Wednesday, January 22, 2014

No, the problem with jazz education is NOT jazz itself...

I just noticed the following 2012 article, which suggests that jazz education is incapable of increasing the degree to which students actually love jazz:

The author essentially suggests that jazz educators accept with gratitude that under even the best of circumstances, one in several hundred jazz students will take any real long-term interest in jazz, the remainder will hopefully have a remote and distant appreciation for the fact that musicians work really hard, and almost all jazz students will never actually enjoy listening to jazz.

Well, we are all entitled to our opinions, aren't we?

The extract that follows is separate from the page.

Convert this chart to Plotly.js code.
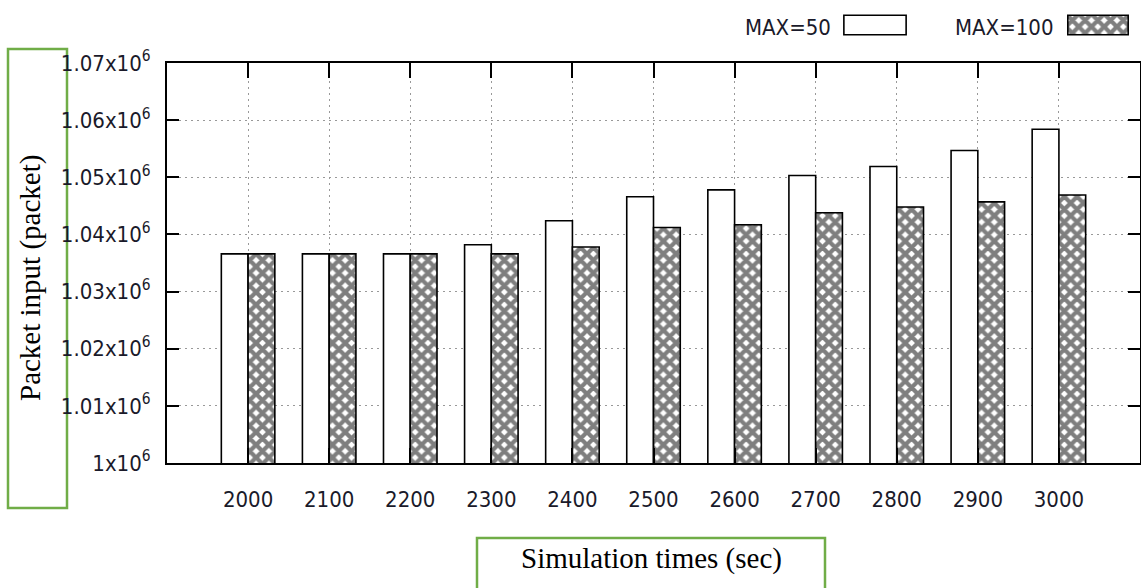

Here's my problem with the argument made in the article:  The author assumes as a starting premise that the music education programs in existance from the 1960s to the present provide an experience that would give a student, who comes to the table with a potential interest in jazz, a reasonable context for enjoying jazz if possible.

The premise is faulty.  It is faulty because for over fifty years, American jazz education has (except for the most thorough of jazz programs) had staggeringly little to do with listening to jazz.  Most band directors still, even in an age in which students can download a jazz recording of virtually any tune instantly, on their phone, for about a buck apiece, do not actually insist that their students listen to jazz.  Similarly, most band directors still do not focus significant class time on teaching improvisation on tunes and chord forms; instead, they dole out pre-scripted solos to lead players in each section and only enable improvisation when a student comes back from a band camp already interested in it.  Instead, students have each measure of each chart spoon-fed to them until, after endless weeks and months of a director bludgeoning the life out of an arrangement, it has less life remaining in its notes than a pile of room temperature pudding.

If band directors actually care about getting students to enjoy jazz (and, while I am not convinced that they all do, I am certainly convinced that many of them do), then they need to teach jazz in its full context--as a form of literacy not fundamentally different from learning a language (a skill always learned aurally before being learned in a written form).  Jazz is not a bunch of stale notes on a page.  It is not a bottle-fed, baton-conducted art form.  Jazz is a popular music that arose out of human experience and human emotion.  It cannot fully be understood without being listened to through recordings of its greatest exponents.  Jazz is experiential, and students must experience it as often as possible in order to build appreciation for it.

Sure, jazz is an acquired taste for many.  It was for me.  It was for many others I know.  But there is always a point of entry for each student that can start him down the road to jazz literacy.  If that is the vocalese of Lambert, Hendricks & Ross then so be it.  If that is late-era Ellingtonia, then good.  If that is Buddy Rich or Louie Bellson, or Bob Mintzer or Gordon Goodwin, then fine.  But students should be urged to explore with curiosity and intrigue the vast range of jazz styles.  Because eventually, Mintzer can lead to Ellington, who can lead to Ben Webster, who can lead to Coleman Hawkins, who can lead to Lester Young, who can lead to Count Basie, who can lead to Benny Carter, who can lead on and on and on to more vistas in the history of recorded jazz than most students could possibly imagine.

The only way that they will ever even begin down that path, however, is if they put in some time with a pair of headphones.  And until that happens, we will not really know whether the low numbers of students emerging from jazz programs with an actual love for listening to jazz is an accurate reflection of the capacity for a high-quality jazz program to inculcate such a passion.  I still believe it is.